Everything from the first line of the data below through the line that contains "const xPositions = categories.map((c, i)" should be written out exactly, please, and nothing more; the pictures stay out.

··· Data provided ···

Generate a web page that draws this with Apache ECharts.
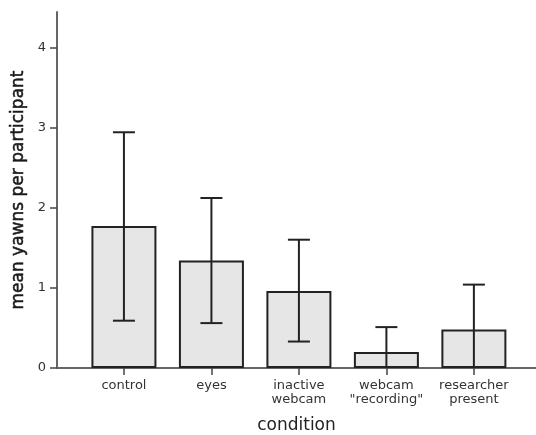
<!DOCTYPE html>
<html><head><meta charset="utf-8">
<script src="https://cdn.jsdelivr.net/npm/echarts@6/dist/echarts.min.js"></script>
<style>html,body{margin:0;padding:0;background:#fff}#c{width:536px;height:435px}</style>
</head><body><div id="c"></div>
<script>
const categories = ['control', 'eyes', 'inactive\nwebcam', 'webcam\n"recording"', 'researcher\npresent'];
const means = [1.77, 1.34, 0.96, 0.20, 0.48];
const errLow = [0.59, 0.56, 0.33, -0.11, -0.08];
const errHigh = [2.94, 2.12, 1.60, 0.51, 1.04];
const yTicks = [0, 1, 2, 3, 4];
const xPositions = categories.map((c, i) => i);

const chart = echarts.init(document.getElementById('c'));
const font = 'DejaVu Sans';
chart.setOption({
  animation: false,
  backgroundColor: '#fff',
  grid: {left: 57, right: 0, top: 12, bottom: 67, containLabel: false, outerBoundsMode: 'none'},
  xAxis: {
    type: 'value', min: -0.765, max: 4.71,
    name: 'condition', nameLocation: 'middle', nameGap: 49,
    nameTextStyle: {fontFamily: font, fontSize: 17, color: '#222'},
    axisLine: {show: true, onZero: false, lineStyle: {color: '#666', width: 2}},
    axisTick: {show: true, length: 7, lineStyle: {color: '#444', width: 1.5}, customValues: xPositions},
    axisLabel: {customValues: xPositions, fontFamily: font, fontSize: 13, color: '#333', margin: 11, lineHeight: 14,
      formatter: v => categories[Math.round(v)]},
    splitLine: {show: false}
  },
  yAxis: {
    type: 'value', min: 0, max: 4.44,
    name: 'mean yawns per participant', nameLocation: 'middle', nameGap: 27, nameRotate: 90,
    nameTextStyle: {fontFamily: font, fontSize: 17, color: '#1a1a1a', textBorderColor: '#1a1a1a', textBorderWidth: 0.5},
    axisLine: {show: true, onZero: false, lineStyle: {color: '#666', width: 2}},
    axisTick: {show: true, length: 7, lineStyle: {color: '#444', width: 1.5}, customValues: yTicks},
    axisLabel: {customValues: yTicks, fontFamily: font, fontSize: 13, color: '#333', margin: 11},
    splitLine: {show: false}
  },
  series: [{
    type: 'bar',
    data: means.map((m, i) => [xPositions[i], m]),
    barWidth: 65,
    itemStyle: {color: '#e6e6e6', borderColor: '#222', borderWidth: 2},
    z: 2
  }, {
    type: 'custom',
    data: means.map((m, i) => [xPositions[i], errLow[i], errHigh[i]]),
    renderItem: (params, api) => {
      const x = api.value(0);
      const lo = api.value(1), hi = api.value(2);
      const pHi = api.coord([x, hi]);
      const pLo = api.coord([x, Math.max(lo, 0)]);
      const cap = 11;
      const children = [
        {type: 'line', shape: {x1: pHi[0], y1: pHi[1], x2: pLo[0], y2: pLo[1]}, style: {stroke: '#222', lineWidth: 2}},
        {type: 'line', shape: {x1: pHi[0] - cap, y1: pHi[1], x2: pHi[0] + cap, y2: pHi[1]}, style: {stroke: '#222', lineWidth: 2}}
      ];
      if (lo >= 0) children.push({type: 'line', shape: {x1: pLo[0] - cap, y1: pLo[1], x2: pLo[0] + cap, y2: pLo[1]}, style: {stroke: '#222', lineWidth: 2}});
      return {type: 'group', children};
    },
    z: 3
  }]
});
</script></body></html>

···

### Finished task
Generate a web page that draws this with Apache ECharts.
<!DOCTYPE html>
<html><head><meta charset="utf-8">
<script src="https://cdn.jsdelivr.net/npm/echarts@6/dist/echarts.min.js"></script>
<style>html,body{margin:0;padding:0;background:#fff}#c{width:536px;height:435px}</style>
</head><body><div id="c"></div>
<script>
const categories = ['control', 'eyes', 'inactive\nwebcam', 'webcam\n"recording"', 'researcher\npresent'];
const means = [1.77, 1.34, 0.96, 0.20, 0.48];
const errLow = [0.59, 0.56, 0.33, -0.11, -0.08];
const errHigh = [2.94, 2.12, 1.60, 0.51, 1.04];
const yTicks = [0, 1, 2, 3, 4];
const xPositions = categories.map((c, i) => i);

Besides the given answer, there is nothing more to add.